Reproduce all lines of the listing below in which the word "matplotlib" occurs.

[START OF DATA BLOCK]

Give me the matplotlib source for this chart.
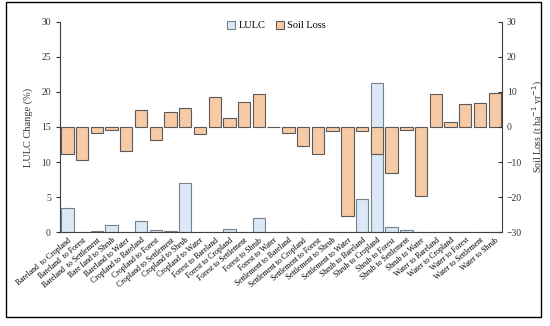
import numpy as np
import matplotlib
matplotlib.use("Agg")
import matplotlib.pyplot as plt
from matplotlib.patches import Rectangle

plt.rcParams['font.family'] = ['Liberation Serif', 'DejaVu Serif']

categories = [
    "Bareland  to Cropland", "Bareland  to Forest", "Bareland  to Settlement", "Bare land to Shrub",
    "Bareland to Water", "Cropland to Bareland", "Cropland to Forest", "Cropland to Settlement",
    "Cropland to Shrub", "Cropland to Water", "Forest to Bareland", "Forest to Cropland",
    "Forest to Settlement", "Forest to Shrub", "Forest to Water", "Settlement to Bareland",
    "Settlement to Cropland", "Settlement to Forest", "Settlement to Shrub", "Settlement to Water",
    "Shrub to Bareland", "Shrub to Cropland", "Shrub to Forest", "Shrub to Settlement",
    "Shrub to Water", "Water to Bareland", "Water to Cropland", "Water to Forest",
    "Water to Settlement", "Water to Shrub",
]
lulc = [3.5, 0.02, 0.1, 1.05, 0.0, 1.53, 0.24, 0.15, 7.0, 0.0,
        0.05, 0.48, 0.0, 2.05, 0.0, 0.02, 0.05, 0.0, 0.05, 0.0,
        4.7, 21.3, 0.72, 0.24, 0.0, 0.0, 0.0, 0.05, 0.0, 0.0]
soil_loss = [-7.6, -9.5, -1.6, -1.0, -6.8, 4.9, -3.6, 4.2, 5.5, -1.9,
             8.6, 2.5, 7.0, 9.5, 0.0, -1.6, -5.5, -7.7, -1.2, -25.4,
             -1.2, -7.7, -13.2, -0.9, -19.8, 9.3, 1.3, 6.5, 6.9, 9.7]

x = np.arange(len(categories))
blue = '#dbe8f5'
orange = '#f7caa6'
edge = '#5a5a5a'

fig = plt.figure(figsize=(5.5, 3.26), dpi=100)
ax = fig.add_axes([0.109, 0.288, 0.804, 0.645])
ax2 = ax.twinx()

ax.bar(x, lulc, width=0.84, color=blue, edgecolor='#76818c', linewidth=0.8, label='LULC')
ax2.bar(x, soil_loss, width=0.84, color=orange, edgecolor=edge, linewidth=0.8, label='Soil Loss')

ax.set_xlim(-0.5, len(categories) - 0.5)
ax.set_ylim(0, 30)
ax2.set_ylim(-30, 30)
ax.set_yticks(range(0, 31, 5))
ax2.set_yticks(range(-30, 31, 10))

ax.set_xticks(x)
ax.set_xticklabels(categories, rotation=40, ha='right', rotation_mode='anchor', fontsize=5.6)
ax.tick_params(axis='x', length=0, pad=3)
ax.tick_params(axis='y', direction='out', length=3, labelsize=7, colors='#333333', width=0.8)
ax2.tick_params(axis='y', direction='in', length=3, labelsize=7, colors='#333333', width=0.8)

for a in (ax, ax2):
    a.spines['top'].set_visible(False)
    for s in a.spines.values():
        s.set_color('#404040')
        s.set_linewidth(0.8)
ax.spines['right'].set_visible(False)
ax2.spines['left'].set_visible(False)
ax2.spines['bottom'].set_visible(False)

ax.set_ylabel("LULC Change (%)", fontsize=7.5, color='#333333', labelpad=6)
ax2.set_ylabel("Soil Loss (t ha$^{-1}$ yr$^{-1}$)", fontsize=7, color='#333333', labelpad=6)

h1, l1 = ax.get_legend_handles_labels()
h2, l2 = ax2.get_legend_handles_labels()
ax2.legend(h1 + h2, l1 + l2, loc='upper center', bbox_to_anchor=(0.49, 1.05), ncol=2,
           frameon=False, fontsize=7.5, handlelength=0.8, handleheight=0.8,
           handletextpad=0.3, columnspacing=1.0)

fig.patches.append(Rectangle((0.011, 0.028), 0.973, 0.966, transform=fig.transFigure,
                             fill=False, edgecolor='black', linewidth=1.0))

fig.savefig("out.png", dpi=100)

[END OF DATA BLOCK]

RESPONSE TO THIS TASK -
Give me the matplotlib source for this chart.
import matplotlib
matplotlib.use("Agg")
import matplotlib.pyplot as plt
from matplotlib.patches import Rectangle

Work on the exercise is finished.